A newer version is available. For the latest information, see the current release documentation.

« Advanced Elasticsearch node scheduling Remote clusters »

› › ›

Create automated snapshots

To set up automated snapshots for Elasticsearch on Kubernetes you have to:

Register the snapshot repository with the Elasticsearch API.
Set up a Snapshot Lifecycle Management Policy through API or the Kibana UI

Support for S3, GCS and Azure repositories is bundled in Elasticsearch by default from version 8.0. On older versions of Elasticsearch, or if another snapshot repository plugin should be used, you have to Install a snapshot repository plugin.

For more information on Elasticsearch snapshots, check Snapshot and Restore in the Elasticsearch documentation.

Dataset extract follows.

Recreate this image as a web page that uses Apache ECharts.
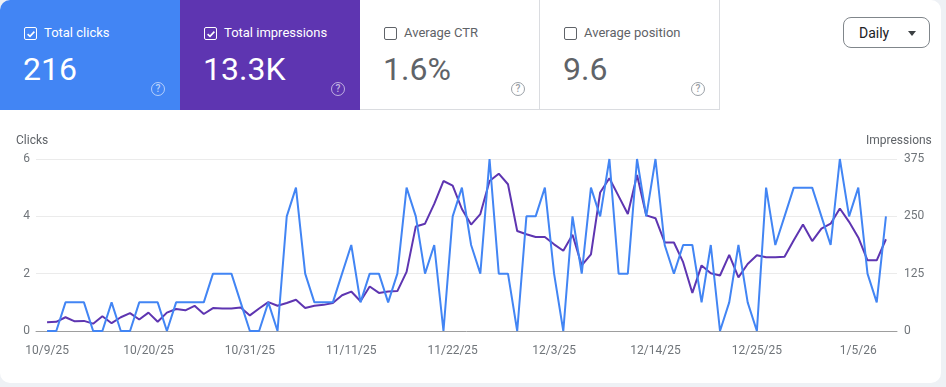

What follows is a non-exhaustive list of configuration examples. The first example might be worth reading even if you are targeting a Cloud provider other than GCP as it covers adding snapshot repository credentials to the Elasticsearch keystore and illustrates the basic workflow of setting up a snapshot repository:

Basic snapshot repository setup using GCS as an example

The next two examples cover approaches that use Cloud-provider specific means to leverage Kubernetes service accounts to avoid having to configure snapshot repository credentials in Elasticsearch:

The final example illustrates how to configure secure and trusted communication when you

Use S3-compatible services

The Elasticsearch GCS repository plugin requires a JSON file that contains service account credentials. These need to be added as secure settings to the Elasticsearch keystore. For more details, check Google Cloud Storage Repository.

Using ECK, you can automatically inject secure settings into a cluster node by providing them through a secret in the Elasticsearch Spec.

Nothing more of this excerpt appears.